Natural Resources, School of



Soil morphology of a debris flow chronosequence in a coniferous forest, southern California, USA

Date of this Version



Turk, J.K., B.R. Goforth, R.C. Graham, and K.J. Kendrick. 2008. Soil morphology of a debris flow chronosequence in a coniferous forest, southern California, USA. Geoderma 146:157-165.
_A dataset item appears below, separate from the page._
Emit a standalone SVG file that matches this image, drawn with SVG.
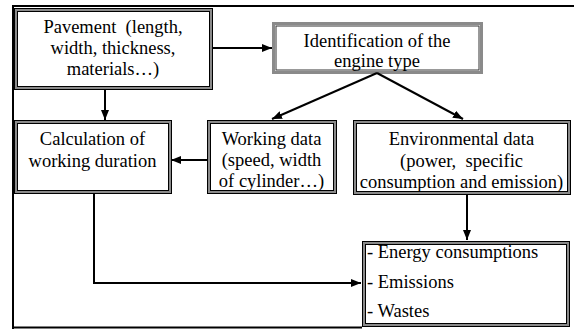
<svg xmlns="http://www.w3.org/2000/svg" width="574" height="329" viewBox="0 0 574 329">
<style>
text{font-family:'Liberation Serif','Times New Roman',serif;font-size:18.5px;fill:#000}
.c{text-anchor:middle}
.band{fill:none;stroke:#8a8a8a;stroke-width:3}
.ln{fill:none;stroke:#000;stroke-width:1}
.con{fill:none;stroke:#000;stroke-width:2}
</style>
<defs>
<marker id="ah" viewBox="0 0 10 8" refX="10" refY="4" markerWidth="10" markerHeight="8" markerUnits="userSpaceOnUse" orient="auto">
<path d="M0,0 L10,4 L0,8 Z" fill="#000"/>
</marker>
</defs>
<rect width="574" height="329" fill="#fff"/>
<g id="frame">
<path d="M13,329 V6 H574" fill="none" stroke="#000" stroke-width="2"/>
<path d="M13,327.5 H362" fill="none" stroke="#000" stroke-width="2"/>
</g>
<g id="pavement">
<rect x="15.5" y="9.5" width="196" height="79" class="band"/>
<rect x="14.5" y="8.5" width="198" height="81" class="ln"/>
<rect x="17.5" y="11.5" width="192" height="75" class="ln"/>
<text x="113" y="33" class="c" xml:space="preserve">Pavement  (length,</text>
<text x="113" y="54" class="c">width, thickness,</text>
<text x="113" y="75" class="c">materials…)</text>
</g>
<g id="identification">
<rect x="273.5" y="23.5" width="208" height="49" class="band"/>
<rect x="276" y="26" width="203" height="44" fill="none" stroke="#333" stroke-width="1"/>
<text x="377" y="47" class="c">Identification of the</text>
<text x="377" y="67" class="c">engine type</text>
</g>
<g id="calculation">
<rect x="15.5" y="121.5" width="155" height="71" class="band"/>
<rect x="14.5" y="120.5" width="157" height="73" class="ln"/>
<rect x="17.5" y="123.5" width="151" height="67" class="ln"/>
<text x="92.5" y="145" class="c">Calculation of</text>
<text x="92.5" y="167" class="c">working duration</text>
</g>
<g id="working">
<rect x="208.5" y="121.5" width="127" height="71" class="band"/>
<rect x="207.5" y="120.5" width="129" height="73" class="ln"/>
<rect x="210.5" y="123.5" width="123" height="67" class="ln"/>
<text x="271.5" y="145" class="c">Working data</text>
<text x="271.5" y="166" class="c">(speed, width</text>
<text x="271.5" y="187" class="c">of cylinder…)</text>
</g>
<g id="environmental">
<rect x="354.5" y="121.5" width="215" height="72" class="band"/>
<rect x="353.5" y="120.5" width="217" height="74" class="ln"/>
<rect x="356.5" y="123.5" width="211" height="68" class="ln"/>
<text x="461.5" y="145" class="c">Environmental data</text>
<text x="461.5" y="167" class="c" xml:space="preserve">(power,  specific</text>
<text x="461.5" y="188" class="c">consumption and emission)</text>
</g>
<g id="results">
<rect x="363.5" y="242.5" width="205" height="83" class="band"/>
<rect x="362.5" y="241.5" width="207" height="85" class="ln"/>
<rect x="365.5" y="244.5" width="201" height="79" class="ln"/>
<text x="367" y="258">- Energy consumptions</text>
<text x="367" y="288">- Emissions</text>
<text x="367" y="317">- Wastes</text>
</g>
<g id="connectors">
<line x1="212" y1="48" x2="272" y2="48" class="con" marker-end="url(#ah)"/>
<line x1="105" y1="90" x2="105" y2="120" class="con" marker-end="url(#ah)"/>
<line x1="377" y1="73" x2="272" y2="119" class="con" marker-end="url(#ah)"/>
<line x1="377" y1="73" x2="463" y2="119" class="con" marker-end="url(#ah)"/>
<line x1="207" y1="160" x2="171" y2="160" class="con" marker-end="url(#ah)"/>
<line x1="467" y1="195" x2="467" y2="240" class="con" marker-end="url(#ah)"/>
<polyline points="94,194 94,283 361,283" class="con" marker-end="url(#ah)"/>
</g>
</svg>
Soils on a series of debris flow deposits, ranging from < 1 to 244 years old, were described and sampled in order to investigate the early stages of soil development. The parent material at the site is debris flow regolith, composed mainly of gneiss, the soil moisture regime is xeric, and the vegetation is mixed coniferous forest. Ages of the deposits were assessed using dendrochronology. Morphologic trends in the organic horizons included a thickening of the humus form over time, along with the development of Fm and Hr horizons. The humus forms underwent a progression from Mormodors (20 years old), to Hemimors (26–101 years old), and finally Lignomors (163 years old) and Resimors (184–244 years old). Changes in physical properties of the uppermost mineral horizons as a function of increasing age included a decrease in the volume of coarse fragments, a linear decrease in bulk density, and a darkening and reddening of the soil color. No significant soil development took place in the subsoil during the time span of this chronosequence. The soils described were classified as Typic Xerofluvents and Typic Xerorthents (Regosols and Leptosols). Buried A horizons were observed in many of the soils. Where the A horizons could be linked to dendrochronology to assess the age of the buried surface, we found that the properties of the buried A horizons do not serve as a good indicator of the age of the surface. This study suggests rapid development of the humus form profile (organic horizons and A horizon) following debris flow deposition and rapid degradation of these horizons when the debris flow surface is buried.